Bruno Tenhagen: Diese kann man als Vorlage nehmen. Vor allem aber muss man sich unbedingt anschauen: Habe ich meine Risikoanalyse so gemacht, wie das der Standard eigentlich fordert, nämlich von den wirklichen Unternehmensrisiken ausgehend – oder habe ich nur die Punkte des Anhang A abgehakt? Für manchen bedeutet das eine kleine Gewissenserforschung, denn schematisches Entlanghangeln am Normentext ist nicht der richtige Weg. Wenn die Risikoanalyse beim letzten Mal grenzwertig war, wird ein gewisser Arbeitsaufwand fällig. Dann muss man sich nochmal neu hinsetzen, wobei eine veränderte Risikobewertung Weiterungen haben kann, weil die Risikobehandlung komplett geändert werden muss. Das ist aber dann ein Aufwand, der ohnehin dringend notwendig war, mit dem man nicht hadern sollte.
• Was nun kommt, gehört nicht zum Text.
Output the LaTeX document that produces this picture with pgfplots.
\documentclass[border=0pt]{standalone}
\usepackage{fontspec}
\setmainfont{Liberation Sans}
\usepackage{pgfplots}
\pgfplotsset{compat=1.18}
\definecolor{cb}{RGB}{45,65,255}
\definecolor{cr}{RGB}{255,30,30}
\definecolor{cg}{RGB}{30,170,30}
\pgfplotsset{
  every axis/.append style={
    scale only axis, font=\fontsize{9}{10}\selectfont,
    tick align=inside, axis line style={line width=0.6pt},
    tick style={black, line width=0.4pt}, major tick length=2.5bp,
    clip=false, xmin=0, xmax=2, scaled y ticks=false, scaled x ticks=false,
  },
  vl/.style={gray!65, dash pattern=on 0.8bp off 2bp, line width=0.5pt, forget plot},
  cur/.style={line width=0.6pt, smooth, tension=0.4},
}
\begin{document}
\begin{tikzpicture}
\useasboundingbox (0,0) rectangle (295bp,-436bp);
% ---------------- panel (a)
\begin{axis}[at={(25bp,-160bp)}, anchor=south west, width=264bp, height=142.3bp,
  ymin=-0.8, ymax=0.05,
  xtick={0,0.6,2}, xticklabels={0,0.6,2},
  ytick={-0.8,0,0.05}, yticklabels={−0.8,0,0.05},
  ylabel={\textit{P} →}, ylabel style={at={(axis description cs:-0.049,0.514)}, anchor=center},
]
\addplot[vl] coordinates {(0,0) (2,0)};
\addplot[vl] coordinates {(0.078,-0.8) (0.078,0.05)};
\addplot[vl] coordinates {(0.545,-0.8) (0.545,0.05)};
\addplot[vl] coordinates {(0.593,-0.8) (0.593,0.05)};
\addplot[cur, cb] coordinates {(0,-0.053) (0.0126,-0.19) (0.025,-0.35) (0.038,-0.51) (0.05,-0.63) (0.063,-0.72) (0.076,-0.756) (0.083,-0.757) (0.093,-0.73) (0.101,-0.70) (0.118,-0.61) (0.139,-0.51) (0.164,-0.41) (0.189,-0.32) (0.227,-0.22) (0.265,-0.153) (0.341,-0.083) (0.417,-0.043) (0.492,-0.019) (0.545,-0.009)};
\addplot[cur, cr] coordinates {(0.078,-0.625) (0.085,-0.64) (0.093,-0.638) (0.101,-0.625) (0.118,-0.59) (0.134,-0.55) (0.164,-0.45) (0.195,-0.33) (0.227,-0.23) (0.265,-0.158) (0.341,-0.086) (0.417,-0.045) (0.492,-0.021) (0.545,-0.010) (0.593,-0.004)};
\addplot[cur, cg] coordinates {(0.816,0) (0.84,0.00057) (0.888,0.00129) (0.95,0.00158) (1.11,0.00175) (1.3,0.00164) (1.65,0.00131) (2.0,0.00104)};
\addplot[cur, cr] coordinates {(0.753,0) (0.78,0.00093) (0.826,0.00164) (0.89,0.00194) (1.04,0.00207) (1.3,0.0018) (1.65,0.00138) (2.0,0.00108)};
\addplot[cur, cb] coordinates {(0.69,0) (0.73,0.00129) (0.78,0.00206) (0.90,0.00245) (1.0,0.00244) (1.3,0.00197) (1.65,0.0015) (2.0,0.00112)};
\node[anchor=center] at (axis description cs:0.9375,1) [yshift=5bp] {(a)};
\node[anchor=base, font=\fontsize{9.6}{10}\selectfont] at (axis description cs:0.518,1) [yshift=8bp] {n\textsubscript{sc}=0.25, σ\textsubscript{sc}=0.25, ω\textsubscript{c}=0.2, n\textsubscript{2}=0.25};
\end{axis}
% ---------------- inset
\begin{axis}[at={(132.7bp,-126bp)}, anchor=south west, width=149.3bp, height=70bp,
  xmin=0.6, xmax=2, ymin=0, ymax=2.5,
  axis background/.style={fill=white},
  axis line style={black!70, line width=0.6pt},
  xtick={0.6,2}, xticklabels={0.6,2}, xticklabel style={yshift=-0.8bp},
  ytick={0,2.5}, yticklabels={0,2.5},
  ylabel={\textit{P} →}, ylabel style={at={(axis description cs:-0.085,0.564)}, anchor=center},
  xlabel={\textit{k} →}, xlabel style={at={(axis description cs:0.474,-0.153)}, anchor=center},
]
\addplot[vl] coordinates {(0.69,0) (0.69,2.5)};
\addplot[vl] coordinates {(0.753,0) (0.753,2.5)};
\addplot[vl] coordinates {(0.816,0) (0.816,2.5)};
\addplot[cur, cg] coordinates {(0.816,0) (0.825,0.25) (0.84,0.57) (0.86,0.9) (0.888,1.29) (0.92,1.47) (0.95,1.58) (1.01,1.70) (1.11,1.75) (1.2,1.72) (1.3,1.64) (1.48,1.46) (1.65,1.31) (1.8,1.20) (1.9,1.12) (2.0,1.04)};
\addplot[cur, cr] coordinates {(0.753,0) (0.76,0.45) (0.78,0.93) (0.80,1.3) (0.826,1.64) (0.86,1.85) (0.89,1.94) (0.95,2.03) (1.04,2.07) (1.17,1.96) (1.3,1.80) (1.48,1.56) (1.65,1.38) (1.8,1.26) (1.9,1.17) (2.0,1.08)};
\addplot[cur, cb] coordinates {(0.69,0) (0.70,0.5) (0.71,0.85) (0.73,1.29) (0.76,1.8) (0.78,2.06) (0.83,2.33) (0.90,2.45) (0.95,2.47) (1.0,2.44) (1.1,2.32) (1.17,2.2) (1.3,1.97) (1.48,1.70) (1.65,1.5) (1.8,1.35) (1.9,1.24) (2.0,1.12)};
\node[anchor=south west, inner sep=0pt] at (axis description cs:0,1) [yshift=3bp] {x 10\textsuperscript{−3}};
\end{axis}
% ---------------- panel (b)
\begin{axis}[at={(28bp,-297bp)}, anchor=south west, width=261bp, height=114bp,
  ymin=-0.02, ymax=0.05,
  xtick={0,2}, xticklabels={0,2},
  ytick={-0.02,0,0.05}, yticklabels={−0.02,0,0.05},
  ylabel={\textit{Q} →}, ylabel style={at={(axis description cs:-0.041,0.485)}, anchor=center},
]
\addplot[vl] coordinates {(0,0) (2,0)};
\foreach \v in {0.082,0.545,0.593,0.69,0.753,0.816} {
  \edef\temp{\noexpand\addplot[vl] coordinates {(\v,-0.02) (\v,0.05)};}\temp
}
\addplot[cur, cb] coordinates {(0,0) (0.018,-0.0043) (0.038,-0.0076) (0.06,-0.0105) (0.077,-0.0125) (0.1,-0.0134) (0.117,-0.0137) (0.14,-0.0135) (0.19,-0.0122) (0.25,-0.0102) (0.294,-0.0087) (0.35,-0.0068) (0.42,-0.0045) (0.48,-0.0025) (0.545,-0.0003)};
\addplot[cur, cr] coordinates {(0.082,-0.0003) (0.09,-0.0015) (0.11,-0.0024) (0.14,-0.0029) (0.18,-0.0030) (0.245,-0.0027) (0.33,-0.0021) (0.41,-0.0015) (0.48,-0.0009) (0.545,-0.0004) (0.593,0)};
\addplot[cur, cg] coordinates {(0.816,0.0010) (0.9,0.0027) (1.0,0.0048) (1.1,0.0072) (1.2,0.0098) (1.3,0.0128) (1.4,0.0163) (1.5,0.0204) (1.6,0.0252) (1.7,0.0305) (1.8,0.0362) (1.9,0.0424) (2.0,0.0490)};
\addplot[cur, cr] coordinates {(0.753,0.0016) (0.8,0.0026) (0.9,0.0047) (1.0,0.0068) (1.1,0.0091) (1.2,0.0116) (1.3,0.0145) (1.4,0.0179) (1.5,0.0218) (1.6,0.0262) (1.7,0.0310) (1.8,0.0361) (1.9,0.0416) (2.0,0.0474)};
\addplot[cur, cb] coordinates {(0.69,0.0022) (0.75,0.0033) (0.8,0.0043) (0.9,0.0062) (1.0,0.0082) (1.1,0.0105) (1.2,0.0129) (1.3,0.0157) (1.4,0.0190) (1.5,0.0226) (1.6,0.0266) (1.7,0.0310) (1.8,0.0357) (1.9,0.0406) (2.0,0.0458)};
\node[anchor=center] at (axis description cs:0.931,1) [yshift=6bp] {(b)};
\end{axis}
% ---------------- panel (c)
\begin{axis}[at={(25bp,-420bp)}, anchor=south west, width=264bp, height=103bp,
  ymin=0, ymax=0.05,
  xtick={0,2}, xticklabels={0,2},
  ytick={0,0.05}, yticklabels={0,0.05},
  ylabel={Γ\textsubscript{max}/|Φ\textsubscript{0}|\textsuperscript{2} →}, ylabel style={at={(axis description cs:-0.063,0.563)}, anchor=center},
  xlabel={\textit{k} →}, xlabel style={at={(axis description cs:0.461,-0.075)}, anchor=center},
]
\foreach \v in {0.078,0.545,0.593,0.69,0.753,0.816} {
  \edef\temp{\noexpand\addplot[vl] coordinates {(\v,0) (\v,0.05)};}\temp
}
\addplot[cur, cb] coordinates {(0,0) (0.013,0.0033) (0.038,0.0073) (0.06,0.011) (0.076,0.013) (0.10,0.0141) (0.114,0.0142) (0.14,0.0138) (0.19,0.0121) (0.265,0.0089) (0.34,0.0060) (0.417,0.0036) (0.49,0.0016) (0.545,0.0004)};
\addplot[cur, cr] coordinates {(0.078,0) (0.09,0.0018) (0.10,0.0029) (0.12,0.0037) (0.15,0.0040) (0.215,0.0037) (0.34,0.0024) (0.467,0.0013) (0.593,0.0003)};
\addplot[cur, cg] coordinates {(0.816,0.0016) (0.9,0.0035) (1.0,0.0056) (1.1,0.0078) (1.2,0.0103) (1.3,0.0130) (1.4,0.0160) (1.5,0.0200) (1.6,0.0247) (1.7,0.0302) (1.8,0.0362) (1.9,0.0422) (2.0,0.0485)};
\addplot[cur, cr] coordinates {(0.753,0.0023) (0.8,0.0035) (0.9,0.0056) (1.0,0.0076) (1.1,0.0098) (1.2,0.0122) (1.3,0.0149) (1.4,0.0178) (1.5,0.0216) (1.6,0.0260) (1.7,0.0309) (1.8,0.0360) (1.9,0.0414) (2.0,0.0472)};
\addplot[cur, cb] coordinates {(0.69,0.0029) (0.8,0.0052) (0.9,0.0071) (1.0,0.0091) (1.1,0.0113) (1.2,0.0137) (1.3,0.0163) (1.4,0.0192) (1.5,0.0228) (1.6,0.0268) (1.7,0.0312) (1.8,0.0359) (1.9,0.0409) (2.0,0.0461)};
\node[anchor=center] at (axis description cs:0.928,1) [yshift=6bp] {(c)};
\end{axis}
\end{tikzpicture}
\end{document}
qm-aktuell.de:  Kann man sagen: Wer in der Vergangenheit gewissenhaft gearbeitet hat, wird nicht sehr viel Umstellungsaufwand haben?
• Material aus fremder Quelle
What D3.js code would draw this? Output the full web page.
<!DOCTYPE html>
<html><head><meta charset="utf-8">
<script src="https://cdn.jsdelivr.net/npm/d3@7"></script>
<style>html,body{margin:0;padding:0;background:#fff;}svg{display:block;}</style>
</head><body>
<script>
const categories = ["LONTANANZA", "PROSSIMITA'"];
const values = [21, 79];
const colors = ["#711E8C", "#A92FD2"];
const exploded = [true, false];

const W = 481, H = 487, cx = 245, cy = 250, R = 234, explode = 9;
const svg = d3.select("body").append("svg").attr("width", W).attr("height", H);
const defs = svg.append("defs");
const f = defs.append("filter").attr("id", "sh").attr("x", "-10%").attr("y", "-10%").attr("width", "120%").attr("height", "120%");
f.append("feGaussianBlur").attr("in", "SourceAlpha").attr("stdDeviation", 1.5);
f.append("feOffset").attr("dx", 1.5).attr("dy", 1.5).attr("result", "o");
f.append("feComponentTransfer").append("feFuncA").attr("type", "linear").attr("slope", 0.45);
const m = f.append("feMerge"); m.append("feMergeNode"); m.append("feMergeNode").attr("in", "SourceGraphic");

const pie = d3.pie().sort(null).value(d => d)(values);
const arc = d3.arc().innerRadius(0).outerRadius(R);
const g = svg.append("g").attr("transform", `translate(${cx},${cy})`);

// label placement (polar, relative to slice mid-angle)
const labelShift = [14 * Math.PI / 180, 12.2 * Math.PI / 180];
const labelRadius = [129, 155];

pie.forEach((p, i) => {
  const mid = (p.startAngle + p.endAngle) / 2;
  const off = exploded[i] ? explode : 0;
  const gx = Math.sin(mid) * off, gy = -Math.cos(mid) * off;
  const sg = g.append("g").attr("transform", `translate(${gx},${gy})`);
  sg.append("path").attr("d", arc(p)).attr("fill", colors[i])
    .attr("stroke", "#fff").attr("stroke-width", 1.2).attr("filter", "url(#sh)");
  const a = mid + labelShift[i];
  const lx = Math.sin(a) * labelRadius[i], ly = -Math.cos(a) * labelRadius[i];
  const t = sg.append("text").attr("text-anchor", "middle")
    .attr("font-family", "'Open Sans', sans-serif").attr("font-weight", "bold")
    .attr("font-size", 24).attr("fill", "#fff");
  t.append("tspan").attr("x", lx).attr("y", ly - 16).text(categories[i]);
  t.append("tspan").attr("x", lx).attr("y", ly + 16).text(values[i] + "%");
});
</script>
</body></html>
Bruno Tenhagen: Das ist richtig! Was auf jeden Fall geändert werden muss, ist das für die Zertifizierung wichtige Statement of Applicability (SoA), in dem die Maßnahmen zur Behandlung von Risiken aufzulisten und zu beschreiben sind. In diesem Zusammenhang bleibt auch der Anhang A der ISO/IEC 27001 „normativ“, alle darin enthaltenden Anforderungen müssen ebenfalls zumindest betrachtet, ggf. auch bearbeitet werden. Wenn die darin genannten Anforderungen nicht zum Unternehmen passen, muss lediglich begründet werden, warum sie nicht behandelt werden. Wichtig ist auf jeden Fall, dass diejenigen Risiken, die aufgrund der eigenen Risikoanalyse gefunden wurden, mit wirksamen Maßnahmen zu verbinden sind. Das erfordert ein wenig Arbeit. In einem gut aufgestellten Unternehmen sollte das trotzdem in relativ kurzer Zeit erledigt sein.